True for prompts, but not for running commands via cap.  It just runs  
it as a raw string, so whatever is provided is echoed to the logger:

run "mysql -p #{password}"

Even if "password" is obtained via a CLI prompt, a mysql command ran  
in this fashion will echo out the password.  You can either:

1. Change the command for mysql to prompt, in the fashion sudo does,  
and write a custom handler for it (see invocation.rb)
2. Override the run command to skip logging on commands you don't want  
logged
3. Set the logger's log level higher than debug, which is the level  
execution are logged at.
4. ... I'm sure the list goes on.

On Apr 1, 2008, at 11:09 AM, Ken Collins wrote:

>
> Butting in here... but I thought if you installed the termios gem  
> then it would not echo/log your password?
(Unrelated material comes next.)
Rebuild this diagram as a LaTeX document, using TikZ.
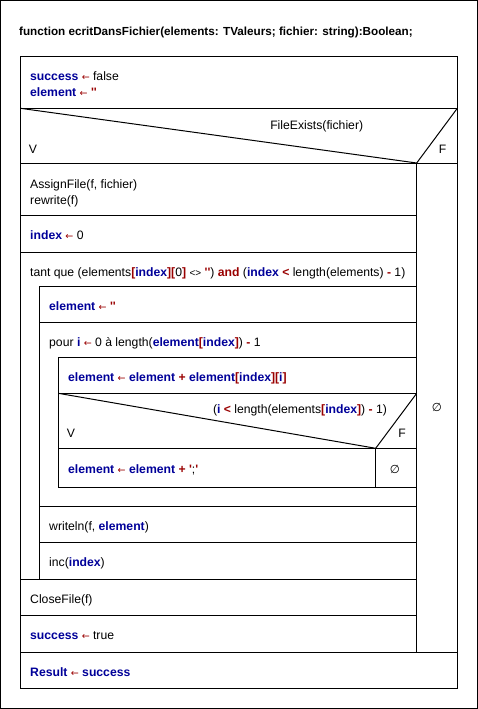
\documentclass[tikz,border=0pt]{standalone}
\usepackage{fontspec}
\setmainfont{Liberation Sans}
\newfontfamily\symfont{DejaVu Sans}
\definecolor{varblue}{HTML}{000099}
\definecolor{opred}{HTML}{990000}
\newcommand{\nsvar}[1]{\textcolor{varblue}{\textbf{#1}}}
\newcommand{\nsop}[1]{\textcolor{opred}{\textbf{#1}}}
\newcommand{\nsq}{\textquotesingle}
\newcommand{\nsasg}{\textcolor{opred}{{\symfont\fontsize{9.5}{10}\selectfont ←}}}
\newcommand{\nsnone}{{\symfont\fontsize{11.5}{12}\selectfont ∅}}

\begin{document}
\begin{tikzpicture}
[x=1pt,y=-1pt,
  lineDecorate/.style={draw=black,line width=1pt},%
  textDecorate/.style={anchor=west,inner sep=0pt,text height=8.5pt,text depth=2.5pt,
    font=\fontsize{12.2}{14}\selectfont},
  labelDecorate/.style={textDecorate,anchor=center}]
\useasboundingbox (0,0) rectangle (478,709);
%% outer frame and title
\draw[lineDecorate] (0.5,0.5) rectangle (477.5,708.5);
\node (title) at (19,33) [textDecorate,font=\fontsize{11.7}{14}\selectfont] {\textbf{function ecritDansFichier(elements: TValeurs; fichier: string):Boolean;}};
%% main box
\draw[lineDecorate] (20.3,56.7) rectangle (457.3,688.3);
%% horizontal separators
\foreach \y/\xa/\xb in {
  108.3/20.3/457.3, 163/20.3/457.3,
  215/20.3/416.7,   252/20.3/416.7,
  286.3/39.3/416.7, 322/39.3/416.7,
  357.3/58.3/416.7, 393.3/58.3/416.7,
  448.3/58.3/416.7, 487.3/58.3/416.7,
  506.3/39.3/416.7, 542.3/39.3/416.7,
  579.3/20.3/416.7, 615.3/20.3/416.7,
  652.3/20.3/457.3}
{
  \draw[lineDecorate] (\xa,\y) -- (\xb,\y);
}
%% vertical separators
\foreach \x/\ya/\yb in {
  416.7/163/652.3,
  39.3/286.3/579.3,
  58.3/357.3/487.3,
  375.7/448.3/487.3}
{
  \draw[lineDecorate] (\x,\ya) -- (\x,\yb);
}
%% condition triangles
\draw[lineDecorate] (20.3,108.3) -- (416.7,163) -- (457.3,108.3);
\draw[lineDecorate] (58.3,393.3) -- (375.7,448.3) -- (416.7,393.3);
%% statements
\node (init1) at (30,77.7) [textDecorate] {\nsvar{success} \nsasg{} false};
\node (init2) at (30,93.7) [textDecorate] {\nsvar{element} \nsasg{} \nsop{\nsq\nsq}};
\node (cond1) at (316.7,126) [labelDecorate] {FileExists(fichier)};
\node (true1) at (33,150) [labelDecorate] {V};
\node (false1) at (442.7,150) [labelDecorate] {F};
\node (empty1) at (437,408) [labelDecorate] {\nsnone};
\node (assign) at (30,185) [textDecorate] {AssignFile(f, fichier)};
\node (rewrite) at (30,201) [textDecorate] {rewrite(f)};
\node (index0) at (30,236) [textDecorate] {\nsvar{index} \nsasg{} 0};
\node (while) at (30,273) [textDecorate] {tant que (elements\nsop{[}\nsvar{index}\nsop{][}0\nsop{]} {\fontsize{10}{12}\selectfont<>} \nsop{\nsq\nsq}) \nsop{and} (\nsvar{index} \nsop{<} length(elements) \nsop{-} 1)};
\node (reset) at (49,307) [textDecorate] {\nsvar{element} \nsasg{} \nsop{\nsq\nsq}};
\node (for) at (49,343.7) [textDecorate] {pour \nsvar{i} \nsasg{} 0 à length(\nsvar{element}\nsop{[}\nsvar{index}\nsop{]}) \nsop{-} 1};
\node (append) at (68,378.3) [textDecorate] {\nsvar{element} \nsasg{} \nsvar{element} \nsop{+} \nsvar{element}\nsop{[}\nsvar{index}\nsop{][}\nsvar{i}\nsop{]}};
\node (cond2) at (300,410.7) [labelDecorate] {(\nsvar{i} \nsop{<} length(elements\nsop{[}\nsvar{index}\nsop{]}) \nsop{-} 1)};
\node (true2) at (71,434.3) [labelDecorate] {V};
\node (false2) at (402,434.3) [labelDecorate] {F};
\node (sep) at (68,470) [textDecorate] {\nsvar{element} \nsasg{} \nsvar{element} \nsop{+} \nsop{\nsq};\nsop{\nsq}};
\node (empty2) at (395,470) [labelDecorate] {\nsnone};
\node (writeln) at (49,527.3) [textDecorate] {writeln(f, \nsvar{element})};
\node (inc) at (49,563.3) [textDecorate] {inc(\nsvar{index})};
\node (close) at (30,600.7) [textDecorate] {CloseFile(f)};
\node (done) at (30,636.7) [textDecorate] {\nsvar{success} \nsasg{} true};
\node (result) at (30,673.3) [textDecorate] {\nsvar{Result} \nsasg{} \nsvar{success}};
\end{tikzpicture}
\end{document}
Does that help solve your  
> issue?
>
> - Ken
>
>
> On Apr 1, 2008, at 12:38 PM, Andrew McClain wrote:
>
>>
>> Sean,
>>
>> I'm already prompting the user for a password using password_prompt.
>>
>> The issue isn't showing the password when the user _enters_ it, the
>> issue is that the password shows up in the capistrano log when the
>> command is executed.
>>
>> i.e.
>>>> pass = Capistrano::CLI.password_prompt('secret password:')
>>>> run "mysql -p #{pass}"
>>
>> secret password:
>> {USER ENTERS FOO}
>>
>> * executing "mysql -p FOO"  <--- there it is in plaintext!
>>
>> I'm wondering how capistrano manages to get around this for sudo
>> passwords, which look like:
>> * executing "sudo -p 'sudo password: ' some_command"   <---  
>> obfuscated
>>
>>
>> On Apr 1, 6:18 am, Sean Cribbs <[EMAIL PROTECTED]> wrote:
>>> Andrew,
>>>
>>> The -p option on sudo provides the prompt for the password, not the
>>> actual password.  This helps Capistrano tell when sudo is  
>>> prompting for
>>> a password.  If you don't want the password to be echoed to the  
>>> screen,
>>> require the cap user to type in the password on starting your  
>>> recipe or
>>> when necessary to execute any given command.
>>>
>>> Sean Cribbs
>>>
>>> Andrew McClain wrote:
>>>> There are a couple of times in my deploy scripts where I need to  
>>>> ask
>>>> for passwords; However, in the cap log output, I see those  
>>>> passwords
>>>> in plain text.
>>>
>>>> I've been poking around the code to see how Cap displays " *  
>>>> executing
>>>> "sudo -p 'sudo password: '...", and all I can find is the  
>>>> sudo_prompt
>>>> method which looks like it displays the obfuscated 'sudo  
>>>> password: '
>>>> when it can't find the :sudo_prompt symbol...
>>>
>>>> Can anyone explain how this mechanism works? Or, an alternate  
>>>> method
>>>> from preventing my password from showing up in my terminal history?